Thiamine is also necessary for the synthesis of the neurotransmitters Acetylcholine and GABA.

Metabolics chooses Thiamine pyrophosphate, as it is this form found in the body.

Vitamin B3 is used in the form Niacinamide rather than Niacin as this form may cause gastrointestinal upset or liver toxicity. Synthetic niacin is produced in a process involving formaldehyde and ammonia.

Niacinamide is absorbed in the small intestine and present in blood plasma. It is converted to the coenzyme forms NAD and NADP, in the kidney, brain, liver and red blood cells . Niacin converts to NAD and NADP half as readily as Niacinamide and supplementation with Niacinamide is an effective way to increase intracellular NAD levels.

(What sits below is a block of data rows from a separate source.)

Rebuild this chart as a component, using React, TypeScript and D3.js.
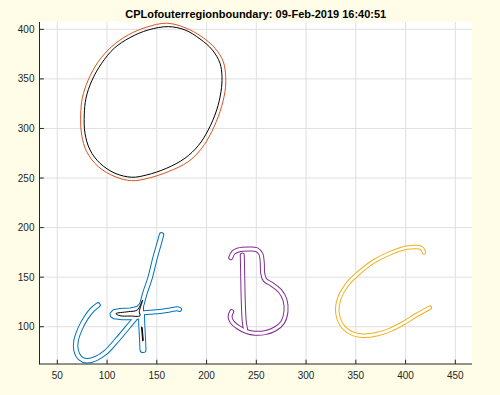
import React from "react";
import * as d3 from "d3";

type P = [number, number];

const TITLE = "CPLofouterregionboundary: 09-Feb-2019 16:40:51";
const xTicks = [50, 100, 150, 200, 250, 300, 350, 400, 450];
const yTicks = [100, 150, 200, 250, 300, 350, 400];
const xDomain: P = [32.1, 466.75];
const yDomain: P = [62.4, 407.4];

// "O" : outer (orange) and inner (black) boundary
const oOuter: P[] = [
  [159.9, 406.2], [178.3, 401.7], [195.1, 392.6], [208.5, 380.9], [216.8, 367.4],
  [219.2, 352.3], [218.5, 337.2], [213.5, 317.0], [205.2, 296.8], [195.1, 280.0],
  [181.6, 266.5], [161.5, 256.4], [141.4, 249.8], [124.8, 247.3], [108.0, 251.4],
  [91.2, 261.5], [79.5, 276.6], [74.5, 293.5], [73.5, 313.6], [75.1, 330.5],
  [81.1, 349.0], [91.2, 367.4], [104.7, 382.6], [121.3, 394.4], [139.8, 402.2],
];
const oInner: P[] = [
  [161.5, 402.7], [178.3, 399.4], [193.4, 390.3], [205.8, 379.2], [213.5, 365.8],
  [215.5, 352.3], [214.5, 337.2], [210.2, 318.7], [201.7, 298.5], [191.7, 282.7],
  [178.3, 270.0], [159.9, 259.9], [139.8, 253.1], [124.8, 250.8], [108.0, 254.8],
  [92.9, 264.9], [82.9, 278.3], [77.8, 295.2], [77.1, 313.6], [78.8, 330.5],
  [84.6, 348.0], [94.6, 365.8], [107.3, 381.0], [122.9, 391.6], [141.4, 399.4],
];

// "A" (blue) : stroke centre lines, crossbar blob and holes (black)
const aMain: P[] = [
  [90.9, 121.9], [84.9, 116.9], [78.8, 108.9], [72.8, 97.7], [68.8, 85.6],
  [68.8, 76.5], [72.8, 68.5], [79.8, 65.6], [88.9, 67.9], [98.9, 74.5],
  [110.0, 86.6], [121.0, 99.7], [129.1, 109.8], [134.1, 119.9], [138.1, 134.0],
  [143.2, 149.2], [148.2, 169.4], [152.2, 183.5], [154.7, 192.6],
];
const aCrossbar: P[] = [
  [134.1, 113.9], [143.2, 114.6], [153.2, 115.4], [163.3, 116.9], [170.3, 118.1], [172.8, 117.4],
];
const aStem: P[] = [
  [134.6, 112.9], [134.9, 101.8], [135.6, 88.6], [136.1, 77.0],
];
const aLoop: P[] = [
  [103.4, 113.4], [106.5, 116.6], [113.0, 117.9], [123.0, 118.4], [130.1, 119.9],
  [134.1, 124.0], [136.1, 122.0], [136.1, 110.8], [133.1, 108.3], [125.0, 107.6],
  [115.0, 107.5], [107.0, 108.5], [103.9, 110.5],
];
const aHole: P[] = [
  [108.9, 113.2], [121.3, 115.2], [130.4, 116.9], [135.8, 127.0], [132.4, 115.2],
  [133.1, 111.1], [123.0, 110.8], [113.0, 111.1],
];
const aSliver: P[] = [
  [134.6, 100.0], [135.3, 99.2], [136.4, 86.2], [135.8, 85.6],
];

// "B" (purple)
const bMain: P[] = [
  [224.3, 169.7], [226.9, 174.8], [231.9, 177.4], [241.9, 178.4], [250.4, 177.7],
  [254.7, 173.1], [256.0, 164.0], [256.4, 154.0], [258.7, 147.2], [265.5, 142.8],
  [273.8, 136.1], [278.8, 127.0], [279.8, 115.2], [276.5, 104.5], [268.8, 97.7],
  [258.7, 94.0], [248.7, 93.4], [240.3, 95.0], [231.9, 99.4], [225.9, 104.5],
  [223.6, 110.1], [225.3, 115.2],
];
const bStem: P[] = [
  [235.9, 172.4], [236.3, 152.2], [236.9, 125.2], [237.9, 105.1], [239.3, 96.7],
];

// "C" (yellow)
const cMain: P[] = [
  [418.3, 174.9], [417.3, 177.9], [414.3, 180.0], [411.0, 180.5], [401.1, 179.8],
  [384.3, 174.1], [367.6, 165.6], [352.5, 153.9], [340.9, 142.1], [333.4, 128.7],
  [331.4, 115.2], [335.8, 101.8], [345.9, 93.4], [357.5, 90.9], [370.9, 92.4],
  [384.3, 96.7], [397.6, 103.5], [411.0, 111.8], [424.4, 119.2],
];

const BLUE = "#0072BD";
const ORANGE = "#D95319";
const YELLOW = "#EDB120";
const PURPLE = "#7E2F8E";

export default function App() {
  const W = 500, H = 395;
  const left = 39.5, right = 472, top = 22, bottom = 364;
  const x = d3.scaleLinear().domain(xDomain).range([left, right]);
  const y = d3.scaleLinear().domain(yDomain).range([bottom, top]);

  const open = d3.line<P>().x(d => x(d[0])).y(d => y(d[1])).curve(d3.curveCatmullRom.alpha(0.5));
  const closed = d3.line<P>().x(d => x(d[0])).y(d => y(d[1])).curve(d3.curveCatmullRomClosed.alpha(0.5));
  const poly = d3.line<P>().x(d => x(d[0])).y(d => y(d[1])).curve(d3.curveLinearClosed);

  const strokes = [
    { d: open(aMain)!, c: BLUE, w: 5.5 },
    { d: open(aCrossbar)!, c: BLUE, w: 5 },
    { d: open(aStem)!, c: BLUE, w: 7 },
    { d: open(bMain)!, c: PURPLE, w: 5 },
    { d: open(bStem)!, c: PURPLE, w: 5 },
    { d: open(cMain)!, c: YELLOW, w: 4.5 },
  ];
  const font = "'Liberation Sans', Arial, Helvetica, sans-serif";

  return (
    <svg width={W} height={H} style={{ position: "absolute", left: 0, top: 0 }}>
      <rect x={0} y={0} width={W} height={H} fill="#fffde7" />
      <rect x={left} y={top} width={right - left} height={bottom - top} fill="#ffffff" />
      <g stroke="#dfdfdf" strokeWidth={1}>
        {xTicks.map(t => (
          <line key={"gx" + t} x1={x(t)} x2={x(t)} y1={top} y2={bottom} />
        ))}
        {yTicks.map(t => (
          <line key={"gy" + t} x1={left} x2={right} y1={y(t)} y2={y(t)} />
        ))}
      </g>

      {/* O */}
      <path d={closed(oOuter)!} fill="none" stroke={ORANGE} strokeWidth={1} />
      <path d={closed(oInner)!} fill="none" stroke="#000000" strokeWidth={1} />

      {/* stroke outlines */}
      <g fill="none" strokeLinecap="round" strokeLinejoin="round">
        {strokes.map((s, i) => (
          <path key={"o" + i} d={s.d} stroke={s.c} strokeWidth={s.w} />
        ))}
        <path d={poly(aLoop)!} stroke={BLUE} strokeWidth={2} />
        {strokes.map((s, i) => (
          <path key={"i" + i} d={s.d} stroke="#ffffff" strokeWidth={s.w - 2} />
        ))}
      </g>
      <path d={poly(aLoop)!} fill="#ffffff" stroke="none" />
      <path d={closed(aHole)!} fill="#ffffff" stroke="#000000" strokeWidth={1} />
      <path d={poly(aSliver)!} fill="#ffffff" stroke="#000000" strokeWidth={1} />

      {/* axes */}
      <g stroke="#262626" strokeWidth={1}>
        <line x1={left} x2={left} y1={top} y2={bottom + 0.5} />
        <line x1={left} x2={right} y1={bottom} y2={bottom} />
        {xTicks.map(t => (
          <line key={"tx" + t} x1={x(t)} x2={x(t)} y1={bottom} y2={bottom - 4.3} />
        ))}
        {yTicks.map(t => (
          <line key={"ty" + t} x1={left} x2={left + 4.3} y1={y(t)} y2={y(t)} />
        ))}
      </g>
      <g fill="#262626" fontFamily={font} fontSize={10}>
        {xTicks.map(t => (
          <text key={"lx" + t} x={x(t)} y={378.6} textAnchor="middle">{t}</text>
        ))}
        {yTicks.map(t => (
          <text key={"ly" + t} x={34.5} y={y(t)} dy="0.35em" textAnchor="end">{t}</text>
        ))}
      </g>
      <text x={(left + right) / 2} y={17.5} textAnchor="middle" fontFamily={font}
        fontSize={11} fontWeight="bold" fill="#000000">{TITLE}</text>
    </svg>
  );
}
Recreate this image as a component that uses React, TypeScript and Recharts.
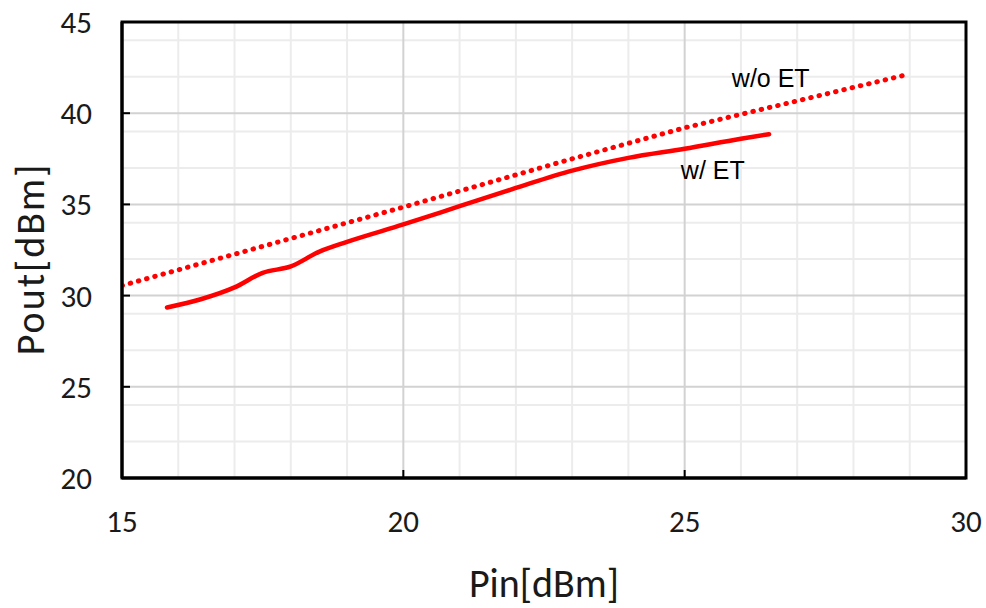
import { LineChart, Line, XAxis, YAxis, CartesianGrid, ReferenceArea, ReferenceDot } from 'recharts';

// Pin [dBm] / Pout [dBm]
const withEtPin = [15.8, 16.4, 17, 17.5, 18, 18.5, 19, 20, 21, 22, 23, 24, 25, 26, 26.5];
const withEtPout = [29.35, 29.8, 30.45, 31.25, 31.6, 32.4, 32.95, 33.9, 34.9, 35.9, 36.85, 37.55, 38.05, 38.6, 38.85];

const withoutEtPin = [15, 20, 23, 25, 29];
const withoutEtPout = [30.55, 34.85, 37.5, 39.2, 42.15];

const xTicks = [15, 20, 25, 30];
const yTicks = [20, 25, 30, 35, 40, 45];
const xMinor = [16, 17, 18, 19, 21, 22, 23, 24, 26, 27, 28, 29];
const yMinor = [21, 22, 23, 24, 26, 27, 28, 29, 31, 32, 33, 34, 36, 37, 38, 39, 41, 42, 43, 44];
const xMajor = [20, 25];
const yMajor = [25, 30, 35, 40];

const withEt = withEtPin.map((pin, i) => ({ pin, pout: withEtPout[i] }));
const withoutEt = withoutEtPin.map((pin, i) => ({ pin, pout: withoutEtPout[i] }));

const titleFont = 'Calibri, Carlito, Lato, sans-serif';
const tickFont = { fontFamily: titleFont, fontSize: 31, fill: '#1a1a1a' };
const noteFont = 'Arial, "Liberation Sans", sans-serif';

export default function App() {
  return (
    <div style={{ position: 'absolute', left: 0, top: 0, width: 986, height: 608, background: '#fff' }}>
      <LineChart width={986} height={608} margin={{ top: 22, right: 20, bottom: 0, left: 0 }}>
        <CartesianGrid horizontalValues={yMinor} verticalValues={xMinor} stroke="#ececec" strokeWidth={2} />
        <CartesianGrid horizontalValues={yMajor} verticalValues={xMajor} stroke="#d2d2d2" strokeWidth={2} />
        <XAxis
          type="number"
          dataKey="pin"
          domain={[15, 30]}
          ticks={xTicks}
          allowDataOverflow
          height={130}
          tickSize={-8}
          tickMargin={40}
          tick={tickFont}
          axisLine={{ stroke: '#000', strokeWidth: 3 }}
          tickLine={{ stroke: '#000', strokeWidth: 2 }}
          label={{
            value: 'Pin[dBm]',
            position: 'insideBottom',
            offset: 11,
            fontFamily: titleFont,
            fontSize: 40,
            fill: '#1a1a1a',
          }}
        />
        <YAxis
          type="number"
          dataKey="pout"
          domain={[20, 45]}
          ticks={yTicks}
          allowDataOverflow
          width={122}
          tickSize={-8}
          tickMargin={38}
          tick={tickFont}
          axisLine={{ stroke: '#000', strokeWidth: 3 }}
          tickLine={{ stroke: '#000', strokeWidth: 2 }}
          label={{
            content: ({ viewBox }: any) => {
              const cx = viewBox.x + 44;
              const cy = viewBox.y + viewBox.height / 2 + 9;
              return (
                <text
                  x={cx}
                  y={cy}
                  transform={`rotate(-90 ${cx} ${cy})`}
                  textAnchor="middle"
                  fontFamily={titleFont}
                  fontSize={40}
                  letterSpacing={2}
                  fill="#1a1a1a"
                >
                  Pout[dBm]
                </text>
              );
            },
          }}
        />
        <ReferenceArea x1={15} x2={30} y1={20} y2={45} fill="none" stroke="#000" strokeWidth={3} />
        <Line
          data={withoutEt}
          dataKey="pout"
          type="linear"
          stroke="#ff0000"
          strokeWidth={5}
          strokeDasharray="0.5 8"
          strokeLinecap="round"
          dot={false}
          isAnimationActive={false}
        />
        <Line
          data={withEt}
          dataKey="pout"
          type="monotone"
          stroke="#ff0000"
          strokeWidth={4.5}
          strokeLinecap="round"
          dot={false}
          isAnimationActive={false}
        />
        <ReferenceDot
          x={26.53}
          y={41.93}
          r={0}
          fill="none"
          stroke="none"
          label={{ value: 'w/o ET', position: 'center', fontFamily: noteFont, fontSize: 25, fill: '#000' }}
        />
        <ReferenceDot
          x={25.5}
          y={36.89}
          r={0}
          fill="none"
          stroke="none"
          label={{ value: 'w/ ET', position: 'center', fontFamily: noteFont, fontSize: 25, fill: '#000' }}
        />
      </LineChart>
    </div>
  );
}
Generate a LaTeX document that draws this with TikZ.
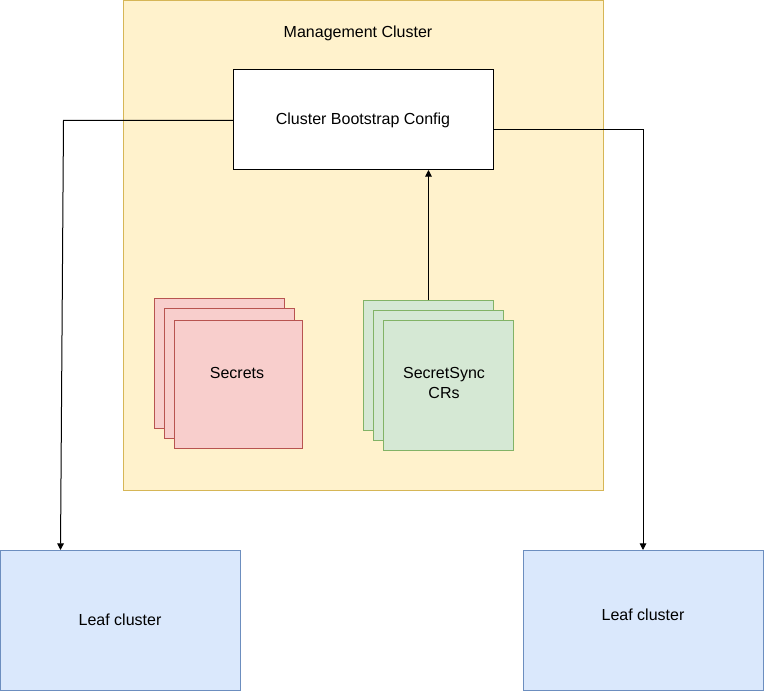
\documentclass[tikz,border=0pt]{standalone}
\usepackage{fontspec}
\setmainfont{Liberation Sans}
\usetikzlibrary{arrows.meta}
\definecolor{mgmtfill}{HTML}{FFF2CC}
\definecolor{mgmtdraw}{HTML}{D6B656}
\definecolor{redfill}{HTML}{F8CECC}
\definecolor{reddraw}{HTML}{B85450}
\definecolor{greenfill}{HTML}{D5E8D4}
\definecolor{greendraw}{HTML}{82B366}
\definecolor{bluefill}{HTML}{DAE8FC}
\definecolor{bluedraw}{HTML}{6C8EBF}
\tikzset{
  box/.style={rectangle, inner sep=0pt, outer sep=0pt, line width=0.75pt, align=center, font=\fontsize{12}{14.5}\selectfont},
  mgmt/.style={box, fill=mgmtfill, draw=mgmtdraw},
  plain/.style={box, fill=white, draw=black},
  redbox/.style={box, fill=redfill, draw=reddraw},
  greenbox/.style={box, fill=greenfill, draw=greendraw},
  bluebox/.style={box, fill=bluefill, draw=bluedraw},
  conn/.style={line width=0.75pt, -{Triangle[length=5pt,width=5pt]}},
  lbl/.style={font=\fontsize{12}{14.5}\selectfont, inner sep=0pt}
}
\begin{document}
\begin{tikzpicture}[x=0.75pt,y=-0.75pt]
\useasboundingbox (0,0) rectangle (764,691);
\node[mgmt, minimum width=480*0.75pt, minimum height=490*0.75pt, anchor=north west] (mgmt) at (123,0.5) {};
\node[lbl] (mgmtlabel) at (358,33) {Management Cluster};
\node[plain, minimum width=260*0.75pt, minimum height=100*0.75pt, anchor=north west] (boot) at (233,70) {Cluster Bootstrap Config};
% secrets stack
\node[redbox, minimum width=130*0.75pt, minimum height=130*0.75pt, anchor=north west] (s1) at (154.3,298.3) {};
\node[redbox, minimum width=130*0.75pt, minimum height=130*0.75pt, anchor=north west] (s2) at (164.3,308.5) {};
\node[redbox, minimum width=128*0.75pt, minimum height=128*0.75pt, anchor=north west] (s3) at (174.3,320.3) {};
\node[lbl] (s3label) at (237,373) {Secrets};
% secretsync stack
\node[greenbox, minimum width=130*0.75pt, minimum height=130*0.75pt, anchor=north west] (g1) at (363.3,300.3) {};
\node[greenbox, minimum width=130*0.75pt, minimum height=130*0.75pt, anchor=north west] (g2) at (373.3,310.3) {};
\node[greenbox, minimum width=130*0.75pt, minimum height=130*0.75pt, anchor=north west] (g3) at (383.3,320.3) {};
\node[lbl, align=center] (g3label) at (444,383) {SecretSync\\CRs};
% leaf clusters
\node[bluebox, minimum width=240*0.75pt, minimum height=140*0.75pt, anchor=north west] (leafL) at (0.5,550) {};
\node[lbl] (leafLlabel) at (120,620) {Leaf cluster};
\node[bluebox, minimum width=240*0.75pt, minimum height=140*0.75pt, anchor=north west] (leafR) at (523,550) {};
\node[lbl] (leafRlabel) at (643,615) {Leaf cluster};
% connectors
\coordinate (bendL) at (63.5,120.5);
\coordinate (bendR) at (643,130);
\coordinate (leafLtop) at (60.5,550);
\coordinate (bootbot) at (428.5,170);
\coordinate (g1top) at (428.5,300.3);
\draw[conn] (boot.west |- bendL) -- (bendL) -- (leafLtop);
\draw[conn] (boot.east |- bendR) -- (bendR) -- (leafR.north -| bendR);
\draw[conn] (g1top) -- (bootbot);
\end{tikzpicture}
\end{document}
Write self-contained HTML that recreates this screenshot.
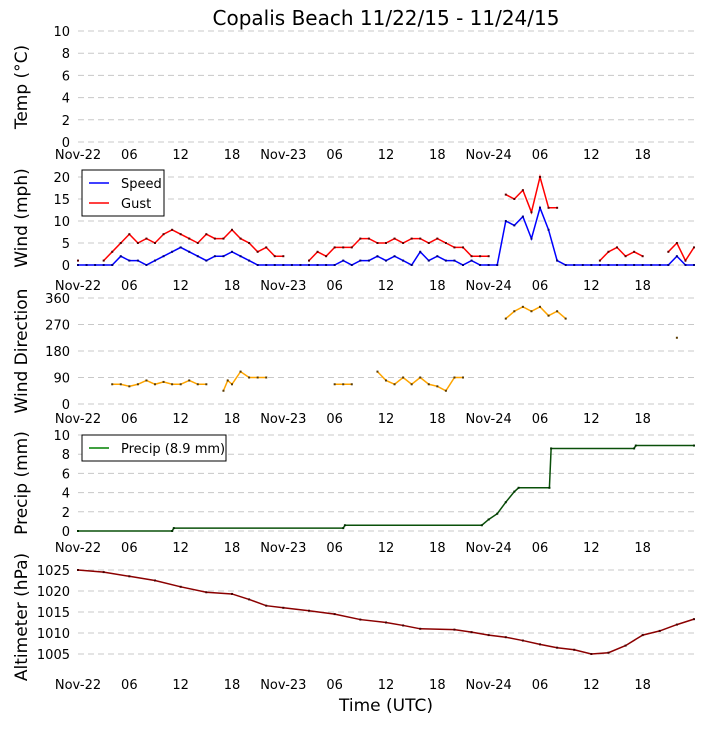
<!DOCTYPE html>
<html><head><meta charset="utf-8"><style>
body{margin:0;background:#fff;width:705px;height:725px;overflow:hidden}
svg{font-family:"DejaVu Sans","Liberation Sans",sans-serif}
</style></head><body>
<svg id="chart" width="705" height="725" xmlns="http://www.w3.org/2000/svg">
<text x="386" y="25" font-size="20" text-anchor="middle">Copalis Beach 11/22/15 - 11/24/15</text>
</svg>
<script>
// x tick labels (every 6 hours)
const xTickHours = [0,6,12,18,24,30,36,42,48,54,60,66];
const xTickLabels = ["Nov-22","06","12","18","Nov-23","06","12","18","Nov-24","06","12","18"];
// hourly wind (mph), hours 0..72
const windSpeed = [0,0,0,0,0,2,1,1,0,1,2,3,4,3,2,1,2,2,3,2,1,0,0,0,0,0,0,0,0,0,0,1,0,1,1,2,1,2,1,0,3,1,2,1,1,0,1,0,0,0,10,9,11,6,13,8,1,0,0,0,0,0,0,0,0,0,0,0,0,0,2,0,0];
const windGust = [1,null,null,1,3,5,7,5,6,5,7,8,7,6,5,7,6,6,8,6,5,3,4,2,2,null,null,1,3,2,4,4,4,6,6,5,5,6,5,6,6,5,6,5,4,4,2,2,2,null,16,15,17,12,20,13,13,null,null,null,null,1,3,4,2,3,2,null,null,3,5,1,4];
// wind direction (deg) with times (h)
const dirHours = [4,5,6,7,8,9,10,11,12,13,14,15,17,17.5,18,19,20,21,22,30,31,32,35,36,37,38,39,40,41,42,43,44,45,50,51,52,53,54,55,56,57,70];
const dirValues = [67,67,60,67,80,67,75,67,67,80,67,67,45,80,67,110,90,90,90,67,67,67,110,80,67,90,67,90,67,60,45,90,90,290,315,330,315,330,300,315,290,225];
// cumulative precip (mm)
const precipHours = [0,11,11.2,31,31.2,47.2,48,49,50,51,51.5,55.1,55.3,65,65.2,72];
const precipValues = [0,0,0.3,0.3,0.6,0.6,1.2,1.8,3.0,4.1,4.5,4.5,8.6,8.6,8.9,8.9];
// altimeter (hPa)
const altHours = [0,3,6,9,12,15,18,20,22,24,27,30,33,36,38,40,44,46,48,50,52,54,56,58,60,62,64,66,68,70,72];
const altValues = [1025,1024.5,1023.5,1022.5,1021,1019.7,1019.3,1018,1016.5,1016,1015.3,1014.5,1013.2,1012.5,1011.8,1011,1010.8,1010.2,1009.5,1009,1008.2,1007.3,1006.5,1006,1005,1005.3,1007,1009.5,1010.5,1012,1013.3];

const svg=document.getElementById('chart');
const NS='http://www.w3.org/2000/svg';
const X0=78,X1=694;
function xs(h){return X0+(h/72)*(X1-X0);}
function mk(tag,attrs,parent){const e=document.createElementNS(NS,tag);for(const k in attrs)e.setAttribute(k,attrs[k]);(parent||svg).appendChild(e);return e;}
function panel(name,y0px,yTopPx,vmin,vtop,ticks,ylabel,ylabCy,xlabY){
  const ys=v=>y0px-(v-vmin)/(vtop-vmin)*(y0px-yTopPx);
  const g=mk('g',{});
  
  
  ticks.forEach(t=>{
    const l=mk('line',{x1:X0,x2:X1,y1:ys(t),y2:ys(t),stroke:'#c8c8c8','stroke-dasharray':'6,4','stroke-width':1},g);
    
    
    const tx=mk('text',{x:70,y:ys(t)+5,'font-size':13,'text-anchor':'end'},g);
    
    
    tx.textContent=t;
  });
  xTickHours.forEach((h,i)=>{
    const tx=mk('text',{x:xs(h),y:xlabY,'font-size':13,'text-anchor':'middle'},g);
    
    
    tx.textContent=xTickLabels[i];
  });
  const yl=mk('text',{x:0,y:0,'font-size':17,'text-anchor':'middle',transform:`translate(27,${ylabCy}) rotate(-90)`},g);
  
  
  yl.textContent=ylabel;
  return {g,ys};
}
function series(g,hours,vals,ys,color,marker,name,connect){
  let segs=[],cur=[];
  for(let i=0;i<vals.length;i++){
    if(vals[i]===null||vals[i]===undefined){if(cur.length)segs.push(cur);cur=[];continue;}
    if(connect===false&&cur.length&&hours[i]-hours[i-1]>1.6){segs.push(cur);cur=[];}
    cur.push([xs(hours[i]),ys(vals[i])]);
  }
  if(cur.length)segs.push(cur);
  segs.forEach(s=>{
    if(s.length>1){
      const p=mk('polyline',{points:s.map(q=>q.join(',')).join(' '),fill:'none',stroke:color,'stroke-width':1.5},g);
      
      
    }
    s.forEach(q=>{
      const r=mk('rect',{x:q[0]-1,y:q[1]-1,width:2,height:2,fill:marker},g);
      
      
    });
  });
}
function legend(g,x,y,w,entries){
  const h=entries.length*20+6;
  const b=mk('rect',{x,y,width:w,height:h,fill:'#fff',stroke:'#000','stroke-width':1},g);
  
  
  entries.forEach((e,i)=>{
    const cy=y+13+i*20;
    const l=mk('line',{x1:x+7,x2:x+27,y1:cy,y2:cy,stroke:e[1],'stroke-width':1.5},g);
    
    
    const t=mk('text',{x:x+39,y:cy+5,'font-size':13},g);
    
    
    t.textContent=e[0];
  });
}
const hourly=windSpeed.map((_,i)=>i);
// Temp
panel('temp',142,31,0,10,[0,2,4,6,8,10],'Temp (\u00B0C)',87,159);
// Wind
let p=panel('wind',265,177,0,20,[0,5,10,15,20],'Wind (mph)',218,290);
series(p.g,hourly,windGust,p.ys,'#ff0000','#5a0000','gust');
series(p.g,hourly,windSpeed,p.ys,'#0000ff','#00007a','speed');
legend(p.g,82,170,82,[['Speed','#0000ff'],['Gust','#ff0000']]);
// Wind dir
p=panel('wind-direction',404,298,0,360,[0,90,180,270,360],'Wind Direction',351,423);
series(p.g,dirHours,dirValues,p.ys,'#ffa500','#5a3a00','direction',false);
// Precip
p=panel('precip',531,435,0,10,[0,2,4,6,8,10],'Precip (mm)',483,552);
series(p.g,precipHours,precipValues,p.ys,'#0a500a','#003000','precip');
legend(p.g,82,435,144,[['Precip (8.9 mm)','#008000']]);
// Altimeter
p=panel('altimeter',654,570,1005,1025,[1005,1010,1015,1020,1025],'Altimeter (hPa)',617,689);
series(p.g,altHours,altValues,p.ys,'#8b0000','#4a0000','altimeter');
const xt=mk('text',{x:386,y:711,'font-size':17,'text-anchor':'middle'});


xt.textContent='Time (UTC)';
</script>
</body></html>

Vitamin B5 is pantothenic acid. Only D pantothenic acid possesses biological activity. Usually B5 is used in the form of Calcium pantothenate as pantothenic acid can be unstable in acid or alkali conditions however the calcium salt reacts with other ingredients in the Vitamin B Complex liquid so a liquid form, Dexpanthenol is used. The most active form of Vitamin B5 is a disulphide form of pantothenic acid, pantethine. It contains the sulphydryl group needed for biological activity in Coenzyme A. However pantethine liquid is a viscous oily liquid that does not mix easily with the other liquid B vitamins and for this reason Dexpantethenol is used in liquid vitamin B Complex.

Folate Metabolics uses Methyltetrahydrofolate, the active form of folic acid. Folic acid needs to be converted (methylated ) in the intestines and liver to form 5- methyltetrahydrofolate which is found in the blood and utilised in the tissues. As 60% of people have a genetic enzyme defect preventing them from being able to make this conversion, folic acid in supplements would be ineffective. Most supplement companies choose folic acid not folate as it is a far less expensive material.

Vitamin B12 Metabolics includes 2 “active” forms, methylcobalamin and adenosylcobalamin in this Vitamin B Complex liquid. Methylcobalamin is the active coenzyme form necessary for any biological activity. It is the most natural form of Vitamin B12 and together with adenosylcobalamin are the most expensive forms to buy.  Adenosylcobalamin is required by an enzyme in the mitochondria, which is needed to produce energy in the citric acid cycle. Adenosylcobalamin is found in the tissues, especially the liver. Most companies will choose cyanocobalamin or hydroxocobalamin based on price, as this is a significantly cheaper material. Cyanocobalamin is not a form of B12 found in nature.

Both methylcobalamin and adenosycobalamin are the form of B12 that can be utilised by the cells most effectively.

Vitamin B12 is absorbed only in the ileum and because the number of specific receptor sites in the ileum is restricted, only tiny amounts can be absorbed.

Biotin (Vitamin B7) is included for its importance in the nervous system and psychological function, macronutrient metabolism, and the maintenance of normal hair, mucus membranes and skin. It occurs in only one form with high bioavailability being completely absorbed.

Choline is used in this formulation in the form of choline chloride, a soluble form of choline to contribute towards the synthesis of phospholipids. Choline is also a precursor of intracellular messenger molecules, acetylcholine and a methyl group donor.